Currency management is another often underestimated challenge. Multi-currency revenue and expenses introduce exposure to exchange rate volatility and reconciliation complexity. Robust financial infrastructure includes the ability to track performance across currencies while maintaining a clear consolidated view. This ensures that leadership understands true performance rather than distorted figures caused by currency fluctuations.
Technology plays a critical role in managing global complexity, but only when implemented with intention. Financial systems should be scalable and interoperable, capable of integrating data from different markets without manual intervention. However, technology alone is not a solution. Systems must be supported by clear processes and knowledgeable oversight to ensure data integrity and usability.
Talent and expertise are equally important. Global scaling often requires financial skills that go beyond basic accounting. Strategic financial leadership helps startups navigate international tax exposure, compliance risks, and operational trade-offs. Many startups address this need through fractional or outsourced CFO services, gaining access to global experience without committing to a full-time executive prematurely.
Financial Infrastructure as a Strategic Asset
The most successful global startups view financial infrastructure as a strategic asset rather than a cost center. This mindset shift changes how decisions are made and how growth is managed. Instead of reacting to financial issues as they arise, companies proactively design systems that support long-term objectives.

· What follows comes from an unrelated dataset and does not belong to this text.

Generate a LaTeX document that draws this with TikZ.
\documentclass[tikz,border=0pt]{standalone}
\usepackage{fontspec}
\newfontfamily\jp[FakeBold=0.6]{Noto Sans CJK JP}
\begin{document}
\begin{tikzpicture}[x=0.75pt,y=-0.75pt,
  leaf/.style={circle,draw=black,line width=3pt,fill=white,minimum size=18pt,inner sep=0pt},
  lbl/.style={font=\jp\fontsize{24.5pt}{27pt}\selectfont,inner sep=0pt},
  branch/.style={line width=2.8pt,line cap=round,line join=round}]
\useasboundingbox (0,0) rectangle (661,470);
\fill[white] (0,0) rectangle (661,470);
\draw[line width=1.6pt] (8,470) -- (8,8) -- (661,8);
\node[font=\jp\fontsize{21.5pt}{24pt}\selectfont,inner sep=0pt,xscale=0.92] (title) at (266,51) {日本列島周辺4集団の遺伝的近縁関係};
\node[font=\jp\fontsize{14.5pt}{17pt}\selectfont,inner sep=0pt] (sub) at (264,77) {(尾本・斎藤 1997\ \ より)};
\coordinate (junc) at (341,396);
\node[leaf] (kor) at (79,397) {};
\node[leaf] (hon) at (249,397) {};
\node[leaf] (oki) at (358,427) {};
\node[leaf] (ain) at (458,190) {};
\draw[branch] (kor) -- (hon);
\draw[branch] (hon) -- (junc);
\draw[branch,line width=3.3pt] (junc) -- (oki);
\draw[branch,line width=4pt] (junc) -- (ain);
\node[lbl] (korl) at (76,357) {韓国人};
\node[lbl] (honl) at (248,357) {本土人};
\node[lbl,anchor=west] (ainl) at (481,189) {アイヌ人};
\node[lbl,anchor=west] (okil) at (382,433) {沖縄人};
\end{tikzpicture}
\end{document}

One key benefit of strong financial infrastructure is decision confidence. When leadership has access to timely, accurate data, expansion decisions become more deliberate and less risky. Market entry strategies, hiring plans, and investment priorities can be evaluated through a financial lens that reflects both opportunity and constraint.
Strong infrastructure also enhances credibility with external stakeholders. Investors, partners, and regulators expect companies operating across borders to demonstrate financial maturity. Startups that can articulate their financial strategy, controls, and reporting practices clearly are perceived as more investable and reliable. This perception often translates into smoother fundraising processes and stronger partnerships.
Another often overlooked advantage is organizational alignment. Financial infrastructure creates a shared language for performance and accountability across teams. When metrics are consistent and transparent, teams understand how their actions impact the broader business. This alignment becomes increasingly important as organizations grow and decision-making becomes more distributed.
Building for Scale Without Slowing Down
A common fear among founders is that investing in financial infrastructure will slow the company down. In reality, the opposite is often true. When systems, processes, and leadership are in place, growth becomes more efficient rather than more constrained. The key is proportionality—building infrastructure that matches the company’s stage while remaining flexible enough to evolve.
Startups should aim to build “just enough” structure to support the next phase of growth, with a clear roadmap for future needs. This incremental approach avoids overengineering while ensuring that the company is never caught unprepared. Financial infrastructure should be revisited regularly, adapting as the business model, geography, and scale change.
Ultimately, scaling globally is not just a market challenge—it is a financial one. Startups that invest early in robust financial infrastructure create a platform for sustainable growth, reduced risk, and strategic clarity. They enter new markets not as improvisers, but as disciplined operators ready to compete on a global stage.